A recent similar example would be the Kucinich campaign in 2004. Kucinich was operating on similar political terrain as Bernie Sanders – a Democratic Party presidential primary – seeking to give voice to a popular idea that had some sort of mass movement behind it and re-direct it into politically acceptable channels. Certainly, the specific movements being responded to were different – Kucinich was playing the role of the “peace candidate” attempting to represent the anti-war movement, whereas Sanders, as the “socialist candidate” or “economic justice candidate” seeks to represent the broad current of people (probably larger but less organized than the anti-war movement of 2002-2004) who have been brought into movements like Occupy and its relatives. That said, the role of each candidate in their respective primaries is similar enough that the general trajectory of the Kucinich campaign can be instructive in figuring out how the Sanders campaign is likely to progress, which will likely be roughly as follows:
1) Gain a reasonable degree of popular support among sections of the populace who have been active in broadly-defined progressive social movements in the past 3-5 years, particularly those campaigns seeking to address economic inequality (Occupy, the various minimum wage increase campaigns, and so on.) This will also include sections of the organized left, both in its radical liberal forms (Greens and others), and its socialist forms.
2) Do well enough in some primary states to reinforce a hold over the aforementioned groups and project the idea that it is better/more effective to fight for progressive social change within the context of Democratic Party politics as opposed to an independent political force. In this sense, it seems possible that Sanders does better than Kucinich in this regard, at least in terms of votes won in primaries, as at this point Sanders is the only official challenger to Hillary Clinton. This will probably change over the next six months, which may eat into Sanders’ vote totals as a result, but Sanders still seems to have an advantage here that Kucinich didn’t in 2004.
3) Either drop out of the race before the Democratic National Convention and endorse the frontrunner, or declare support for the eventual nominee during/immediately after the DNC, on the argument that, given the choice between the Democratic and Republican presidential candidates, it will be more possible to fight for the issues that the Sanders campaign has raised with Democrats in power than with Republicans in power, based on some combination of the Democrats either being the more natural constituency for progressive politics and/or the Democrats being more susceptible to pressure from the left (two very closely linked, but ultimately separate arguments.) While the entirety of the base that the Sanders campaign has built won’t go along with this, a large enough majority likely will so that the Democrats’ left flank is sufficiently secured, and the rest of the presidential campaign can be spent on attacking Republicans, wooing “moderates,” and ensuring their patrons in the capitalist class that the presence of a left constituency within the Democratic Party won’t be a major threat to them.
All in all, not a very rosy picture for people who want to see a movement that stands simply even for representing the working class as an independent political force, much less those of us who see such a movement as a means by which the working class can take power and completely remake society.

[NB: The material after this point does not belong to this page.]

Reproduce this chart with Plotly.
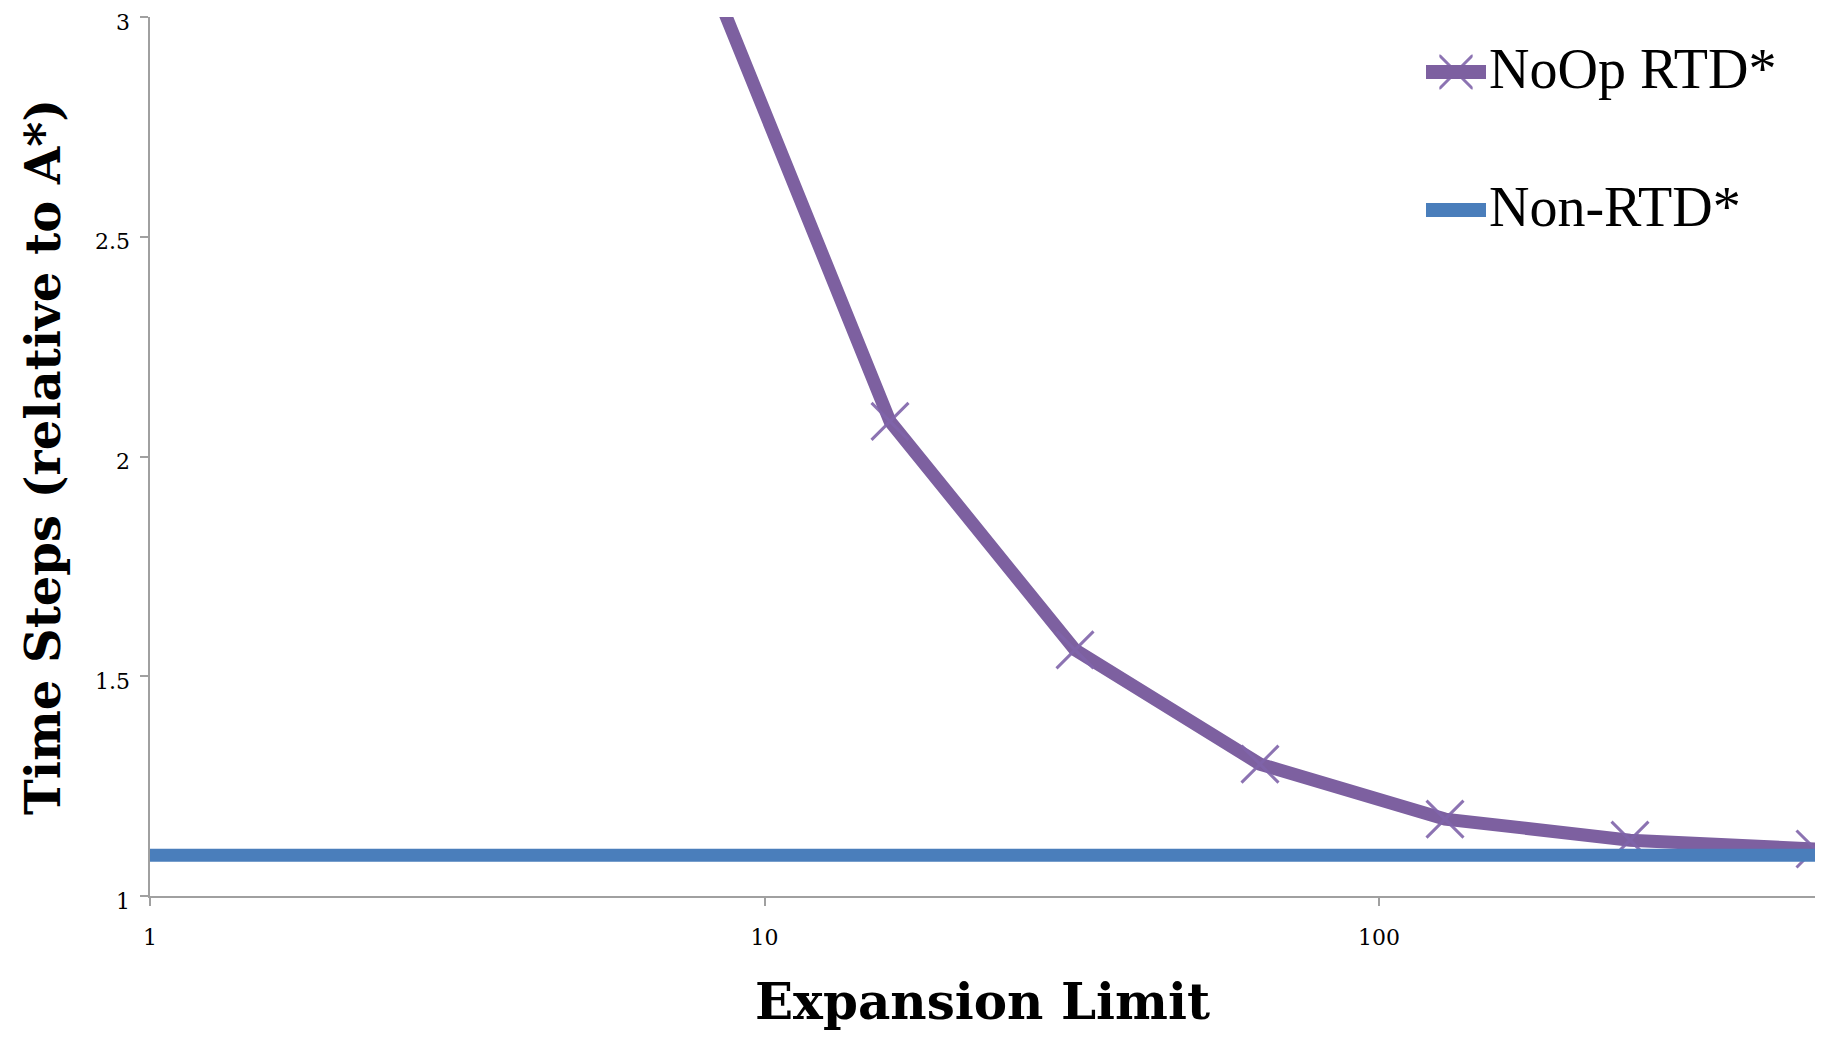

Nonetheless, the introduction of socialism as an idea into the 2016 presidential elections via the Bernie Sanders campaign does provide a possibility to talk to people about socialism as the first major step towards a radically different form of society, as opposed to socialism as merely a set of strengthened social welfare policies and marginally renewed democratic politics. In this sense, and in this sense only, the Sanders campaign may provide some positive, albeit limited, opening for the socialist left. Even this isn’t going to produce wide-scale results overnight, because it will take a while to even simply win the argument of a politically independent movement versus one that consigns itself to working within the Democratic Party and the “left wing of the possible” more generally.
Put more generally, the importance of Bernie Sanders the person will likely be limited to the end of the Democratic primary season. But, the importance of his supporters – particularly those who call themselves socialists – will have a greater longevity than Sanders’ presidential campaign, and what they think, say, and do may help shape the character of socialist politics over the coming years. And while Sanders himself, given his own politics and relationships with political parties will probably not be part of a hypothetical mass socialist/communist party (or even a nearer-term united left party that doesn’t yet have a mass base), some section of his current supporters likely will be. And the quality of that party will, at least in part, be determined by the ability of communists to have and win (or at least advance) the arguments about political independence, strategy, and program in the near future.
1Certainly, we in the Red Party take sharp issue with any conception of socialism that limits itself to “Scandinavian-style” welfare policies and other primarily economic questions, rather than the primarily political task of the overthrow of the capitalist state as the first concrete step towards the liberation of all humanity.